WHAT YOU SHOULD DO: In the lines below, output everything from the first line through the line containing "import seaborn as sns" exactly as it is. Pictures are not part of the output.

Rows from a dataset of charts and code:
+--
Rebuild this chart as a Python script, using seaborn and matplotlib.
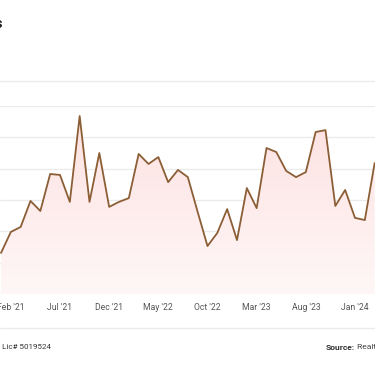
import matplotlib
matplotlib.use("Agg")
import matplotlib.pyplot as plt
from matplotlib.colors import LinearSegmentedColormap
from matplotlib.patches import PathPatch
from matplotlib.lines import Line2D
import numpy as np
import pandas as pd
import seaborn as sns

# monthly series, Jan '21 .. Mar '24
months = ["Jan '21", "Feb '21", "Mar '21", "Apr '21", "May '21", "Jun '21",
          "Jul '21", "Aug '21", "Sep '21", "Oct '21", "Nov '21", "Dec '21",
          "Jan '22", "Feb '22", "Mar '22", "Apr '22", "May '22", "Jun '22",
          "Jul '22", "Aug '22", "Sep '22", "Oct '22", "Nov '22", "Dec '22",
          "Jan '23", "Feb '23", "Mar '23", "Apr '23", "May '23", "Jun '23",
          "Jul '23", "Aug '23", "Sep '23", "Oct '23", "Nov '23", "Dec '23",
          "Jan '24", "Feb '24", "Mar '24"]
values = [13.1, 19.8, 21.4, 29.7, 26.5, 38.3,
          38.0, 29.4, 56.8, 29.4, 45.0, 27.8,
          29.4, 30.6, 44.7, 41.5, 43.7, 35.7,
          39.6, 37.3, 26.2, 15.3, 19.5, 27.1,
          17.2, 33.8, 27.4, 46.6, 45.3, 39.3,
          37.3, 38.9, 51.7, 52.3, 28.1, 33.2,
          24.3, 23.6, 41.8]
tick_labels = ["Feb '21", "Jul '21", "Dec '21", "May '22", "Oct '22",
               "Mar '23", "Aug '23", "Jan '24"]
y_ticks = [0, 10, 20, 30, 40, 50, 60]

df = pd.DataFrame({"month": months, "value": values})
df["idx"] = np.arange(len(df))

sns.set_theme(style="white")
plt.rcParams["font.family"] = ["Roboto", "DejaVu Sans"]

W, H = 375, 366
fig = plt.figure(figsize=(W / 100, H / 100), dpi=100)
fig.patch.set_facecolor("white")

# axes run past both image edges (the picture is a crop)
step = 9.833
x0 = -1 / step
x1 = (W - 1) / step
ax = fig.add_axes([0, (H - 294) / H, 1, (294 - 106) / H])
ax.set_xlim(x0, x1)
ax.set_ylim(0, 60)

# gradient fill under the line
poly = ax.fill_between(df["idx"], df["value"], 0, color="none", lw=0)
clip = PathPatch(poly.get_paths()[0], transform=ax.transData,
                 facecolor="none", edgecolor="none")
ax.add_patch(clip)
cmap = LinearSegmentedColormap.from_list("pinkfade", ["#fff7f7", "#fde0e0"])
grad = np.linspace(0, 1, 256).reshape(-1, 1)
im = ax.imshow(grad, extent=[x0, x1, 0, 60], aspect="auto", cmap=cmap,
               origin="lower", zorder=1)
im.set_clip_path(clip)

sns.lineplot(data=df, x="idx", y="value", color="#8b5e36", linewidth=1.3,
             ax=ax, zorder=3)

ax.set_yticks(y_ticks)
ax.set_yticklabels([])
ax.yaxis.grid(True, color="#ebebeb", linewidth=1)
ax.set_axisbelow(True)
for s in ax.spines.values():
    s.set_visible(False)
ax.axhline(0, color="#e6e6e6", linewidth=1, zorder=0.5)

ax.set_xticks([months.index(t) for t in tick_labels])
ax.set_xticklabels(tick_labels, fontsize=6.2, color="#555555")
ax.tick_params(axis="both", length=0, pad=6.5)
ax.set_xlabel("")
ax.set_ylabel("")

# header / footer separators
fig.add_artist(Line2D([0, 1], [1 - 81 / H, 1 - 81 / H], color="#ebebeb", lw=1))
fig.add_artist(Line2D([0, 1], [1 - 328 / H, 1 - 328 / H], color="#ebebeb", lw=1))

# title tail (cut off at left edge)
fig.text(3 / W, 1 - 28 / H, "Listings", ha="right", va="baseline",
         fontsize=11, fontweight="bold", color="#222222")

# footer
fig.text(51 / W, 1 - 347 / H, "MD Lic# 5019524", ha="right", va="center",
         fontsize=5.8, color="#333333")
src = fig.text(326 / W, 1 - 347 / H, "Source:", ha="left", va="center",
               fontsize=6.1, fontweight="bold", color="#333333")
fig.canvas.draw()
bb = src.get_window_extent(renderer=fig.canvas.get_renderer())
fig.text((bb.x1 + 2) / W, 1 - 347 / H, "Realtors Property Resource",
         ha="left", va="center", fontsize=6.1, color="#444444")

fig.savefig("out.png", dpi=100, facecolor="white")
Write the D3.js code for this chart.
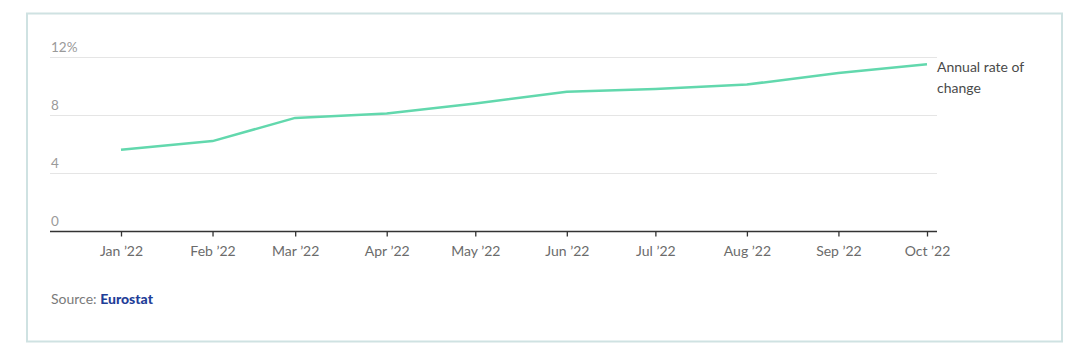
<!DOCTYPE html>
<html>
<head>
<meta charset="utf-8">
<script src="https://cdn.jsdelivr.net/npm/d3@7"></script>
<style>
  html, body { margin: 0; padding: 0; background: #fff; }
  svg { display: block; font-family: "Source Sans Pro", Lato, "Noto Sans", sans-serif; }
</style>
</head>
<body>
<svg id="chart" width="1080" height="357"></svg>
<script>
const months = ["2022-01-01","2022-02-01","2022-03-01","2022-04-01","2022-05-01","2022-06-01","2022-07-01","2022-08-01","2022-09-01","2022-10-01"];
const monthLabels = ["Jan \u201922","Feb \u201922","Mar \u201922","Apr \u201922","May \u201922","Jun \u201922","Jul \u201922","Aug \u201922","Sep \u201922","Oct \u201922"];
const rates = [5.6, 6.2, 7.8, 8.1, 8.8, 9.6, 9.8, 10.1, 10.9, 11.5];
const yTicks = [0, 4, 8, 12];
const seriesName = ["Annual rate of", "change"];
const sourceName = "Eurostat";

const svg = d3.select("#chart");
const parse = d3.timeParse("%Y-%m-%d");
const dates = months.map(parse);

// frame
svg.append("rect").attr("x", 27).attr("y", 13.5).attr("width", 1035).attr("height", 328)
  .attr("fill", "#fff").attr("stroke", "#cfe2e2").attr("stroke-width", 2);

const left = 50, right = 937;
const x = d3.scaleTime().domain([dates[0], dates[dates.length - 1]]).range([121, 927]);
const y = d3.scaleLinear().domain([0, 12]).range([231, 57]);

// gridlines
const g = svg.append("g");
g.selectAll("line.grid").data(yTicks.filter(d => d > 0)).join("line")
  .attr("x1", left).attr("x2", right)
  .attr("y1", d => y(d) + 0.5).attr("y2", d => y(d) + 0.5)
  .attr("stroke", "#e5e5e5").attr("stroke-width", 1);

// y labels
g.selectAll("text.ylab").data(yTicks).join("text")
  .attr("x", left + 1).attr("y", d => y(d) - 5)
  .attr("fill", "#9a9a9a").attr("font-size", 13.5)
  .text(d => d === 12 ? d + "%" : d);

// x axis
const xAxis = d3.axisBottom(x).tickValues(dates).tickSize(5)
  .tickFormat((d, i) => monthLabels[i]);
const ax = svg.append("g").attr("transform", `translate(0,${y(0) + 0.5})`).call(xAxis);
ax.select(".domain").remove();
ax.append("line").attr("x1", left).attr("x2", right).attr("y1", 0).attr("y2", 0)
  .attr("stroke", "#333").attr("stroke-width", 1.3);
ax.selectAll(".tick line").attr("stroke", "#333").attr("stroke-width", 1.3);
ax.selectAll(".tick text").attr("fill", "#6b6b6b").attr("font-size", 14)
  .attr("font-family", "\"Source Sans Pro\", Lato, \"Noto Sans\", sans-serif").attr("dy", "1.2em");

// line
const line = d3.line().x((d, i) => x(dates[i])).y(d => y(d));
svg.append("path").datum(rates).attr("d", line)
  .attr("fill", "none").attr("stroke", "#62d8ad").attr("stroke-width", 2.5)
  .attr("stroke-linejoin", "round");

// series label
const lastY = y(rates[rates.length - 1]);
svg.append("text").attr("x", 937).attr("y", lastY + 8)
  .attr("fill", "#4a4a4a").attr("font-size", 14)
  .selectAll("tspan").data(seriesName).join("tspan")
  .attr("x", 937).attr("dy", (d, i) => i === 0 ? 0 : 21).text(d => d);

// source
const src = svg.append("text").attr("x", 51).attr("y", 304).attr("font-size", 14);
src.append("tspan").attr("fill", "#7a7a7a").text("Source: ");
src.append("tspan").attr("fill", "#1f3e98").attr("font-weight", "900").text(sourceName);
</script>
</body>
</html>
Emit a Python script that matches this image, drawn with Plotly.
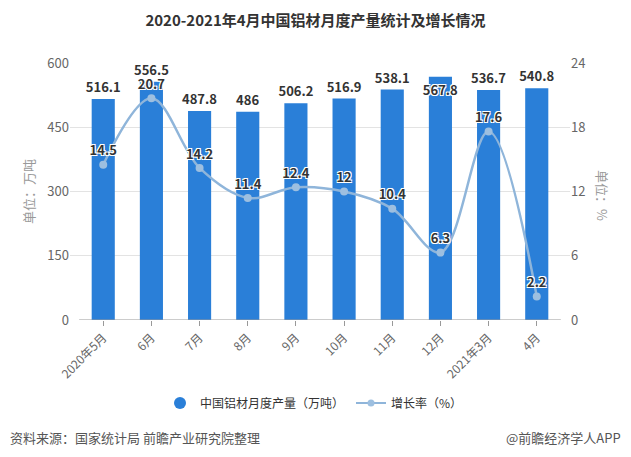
+--
ANSWER TO THE PROBLEM:
Rebuild this chart as a Python script, using seaborn and matplotlib.
import matplotlib
matplotlib.use("Agg")
import matplotlib.pyplot as plt
from matplotlib.colors import LinearSegmentedColormap
from matplotlib.patches import PathPatch
from matplotlib.lines import Line2D
import numpy as np
import pandas as pd
import seaborn as sns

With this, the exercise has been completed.